Topic: HPV, Cervical cancer prevention

The aim of this bi-national study was to compare and contrast the knowledge, beliefs, and practices regarding human papillomavirus (HPV) vaccination among mothers of vaccine-eligible girls, health care providers, and program administrators at two community clinics in Oxnard, California, and two Mexican Social Security Institute (IMSS) clinics in Cuernavaca, Mexico. Although mothers in the US had less knowledge and more negative attitudes toward the vaccine than their counterparts in Mexico, vaccine uptake rates were higher in the US (49% vs. 40%). US mothers were more likely to have discussed and been offered the HPV vaccine by a clinician than mothers in Mexico. In multivariate analyses, having been offered the HPV vaccine was the most important predictor of vaccine uptake.

Research Team:
Roshan Bastani, PhD
Yvonne Flores, PhD, MPH
Thomas Belin, Ph.D.

Community Partner: Two Clinicas del Camino Real clinics: (1) the Oxnard Clinic and (2) the Maravilla Clinic, both in Oxnard, CA

Study Population: Mexican women 18–65 years of age who are the mothers or medical decision-makers for girls who are HPV vaccine eligible

Funding Source: Programa de Investigación en Migracion y Salud (PIMSA) 2010-11 funding cycle and UCLA


  • Wentzell E, Flores YN, Salmerón J, Bastani R. Factors Influencing Mexican Women’s Decisions to Vaccinate Daughters Against HPV in the United States and Mexico.
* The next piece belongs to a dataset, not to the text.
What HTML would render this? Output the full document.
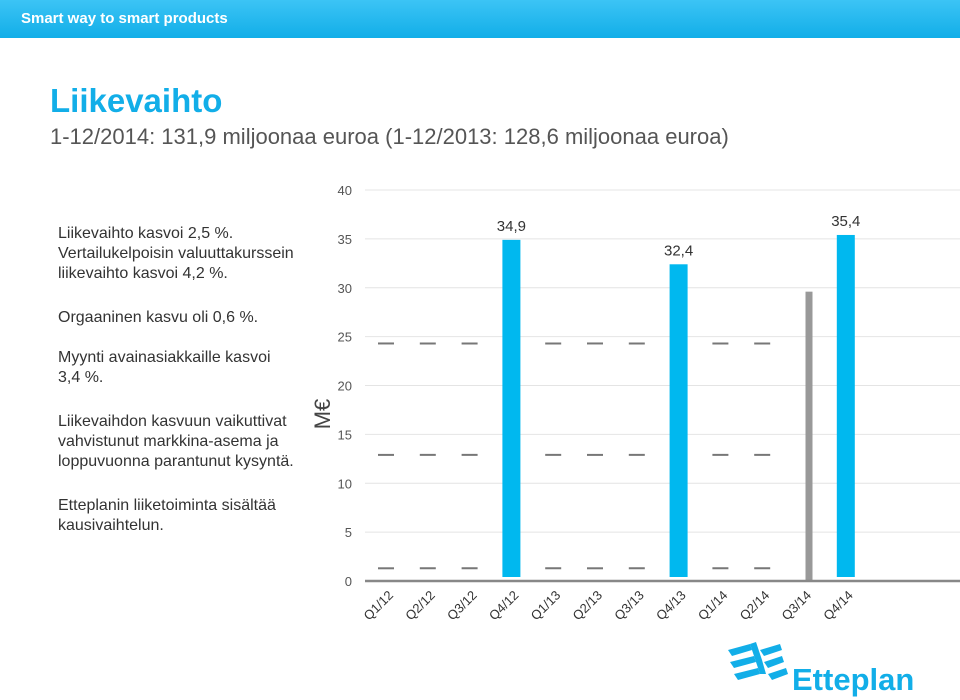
<!DOCTYPE html>
<html><head><meta charset="utf-8"><style>
body{margin:0;width:960px;height:700px;background:#fff;font-family:"Liberation Sans",sans-serif;overflow:hidden;position:relative}
.hdr{position:absolute;left:0;top:0;width:960px;height:38px;background:linear-gradient(#3cc4f5,#12aee8);}
.hdr span{position:absolute;left:21px;top:10px;color:#fff;font-weight:bold;font-size:15px}
.title{position:absolute;left:50px;top:82px;font-size:33px;font-weight:bold;color:#12aee8}
.sub{position:absolute;left:50px;top:124px;font-size:22px;color:#555}
.txt{position:absolute;left:58px;font-size:16px;color:#333;line-height:20px}
</style></head><body>
<div class="hdr"><span>Smart way to smart products</span></div>
<div class="title">Liikevaihto</div>
<div class="sub">1-12/2014: 131,9 miljoonaa euroa (1-12/2013: 128,6 miljoonaa euroa)</div>
<div class="txt" style="top:224px">Liikevaihto kasvoi 2,5 %.<br>Vertailukelpoisin valuuttakurssein<br>liikevaihto kasvoi 4,2 %.</div>
<div class="txt" style="top:308px">Orgaaninen kasvu oli 0,6 %.</div>
<div class="txt" style="top:348px">Myynti avainasiakkaille kasvoi<br>3,4 %.</div>
<div class="txt" style="top:412px">Liikevaihdon kasvuun vaikuttivat<br>vahvistunut markkina-asema ja<br>loppuvuonna parantunut kysyntä.</div>
<div class="txt" style="top:496px">Etteplanin liiketoiminta sisältää<br>kausivaihtelun.</div>
<svg id="chart" width="960" height="700" style="position:absolute;left:0;top:0"></svg>
<svg width="230" height="60" style="position:absolute;left:720px;top:640px">
<g fill="#12aee8"><polygon points="8,10 30,4 32,10 12,16"/><polygon points="10,22 34,16 36,22 14,28"/><polygon points="14,34 38,28 40,34 18,40"/><polygon points="30,4 36,22 40,34 46,34 42,20 36,2"/><polygon points="40,10 60,4 62,10 44,16"/><polygon points="44,22 62,16 64,22 48,28"/><polygon points="48,34 66,28 68,34 52,40"/></g>
<text x="72" y="50" font-size="31" font-weight="bold" fill="#12aee8" font-family="Liberation Sans,sans-serif">Etteplan</text></svg>
<script>
const categories=["Q1/12","Q2/12","Q3/12","Q4/12","Q1/13","Q2/13","Q3/13","Q4/13","Q1/14","Q2/14","Q3/14","Q4/14"];
const barValues=[null,null,null,34.9,null,null,null,32.4,null,null,29.6,35.4];
const barLabels=["","","","34,9","","","","32,4","","","","35,4"];
const dashLevels=[24.3,12.9,1.3];
const dashShown=[1,1,1,0,1,1,1,0,1,1,0,0];
const yTicks=[0,5,10,15,20,25,30,35,40];
const NS="http://www.w3.org/2000/svg",svg=document.getElementById('chart');
const y=v=>581-v*9.775, x=i=>386+i*41.8;
function el(t,a,p){const e=document.createElementNS(NS,t);for(const k in a)e.setAttribute(k,a[k]);(p||svg).appendChild(e);return e;}
yTicks.forEach(t=>{
 if(t>0){const g=el('line',{x1:365,x2:960,y1:y(t),y2:y(t),stroke:'#e4e4e4','stroke-width':1});
 
 }
 const l=el('text',{x:352,y:y(t)+5,'text-anchor':'end','font-size':13,fill:'#555'});l.textContent=t;
 
 
});
categories.forEach((c,i)=>{
 if(dashShown[i])dashLevels.forEach((d,j)=>{const e=el('line',{x1:x(i)-8,x2:x(i)+8,y1:y(d),y2:y(d),stroke:'#777','stroke-width':2});
 
 });
 const v=barValues[i];
 if(v!=null){
  const gray=(i==10);const w=gray?7:18;const cx=gray?x(i)+5:x(i);
  const b=el('rect',{x:cx-w/2,y:y(v),width:w,height:(gray?581:577)-y(v),fill:gray?'#999':'#00b8ef'});
  
  
  if(barLabels[i]){const t=el('text',{x:cx,y:y(v)-9,'text-anchor':'middle','font-size':15,fill:'#333'});t.textContent=barLabels[i];
  
  }
 }
 const t=el('text',{x:0,y:0,'text-anchor':'end','font-size':13,fill:'#333',transform:`translate(${x(i)+8},${596}) rotate(-45)`});t.textContent=c;
 
 
});
const ax=el('line',{x1:365,x2:960,y1:581,y2:581,stroke:'#888','stroke-width':2.5});


const yt=el('text',{x:0,y:0,'text-anchor':'middle','font-size':22,fill:'#444',transform:'translate(330,414) rotate(-90)'});yt.textContent="M€";


</script>
</body></html>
Family and Community Health. 2016;39(4):310-9. PMID: 27536936.
  • Flores YN, Salmerón J, Glenn BA, Lang CM, Chang LC, Bastani R. Clinician offering is a key factor associated with HPV vaccine uptake among Mexican mothers in the USA and Mexico: a cross-sectional study. International Journal of Public Health. 2019;64(3):323-332. PMCID: PMC6451874.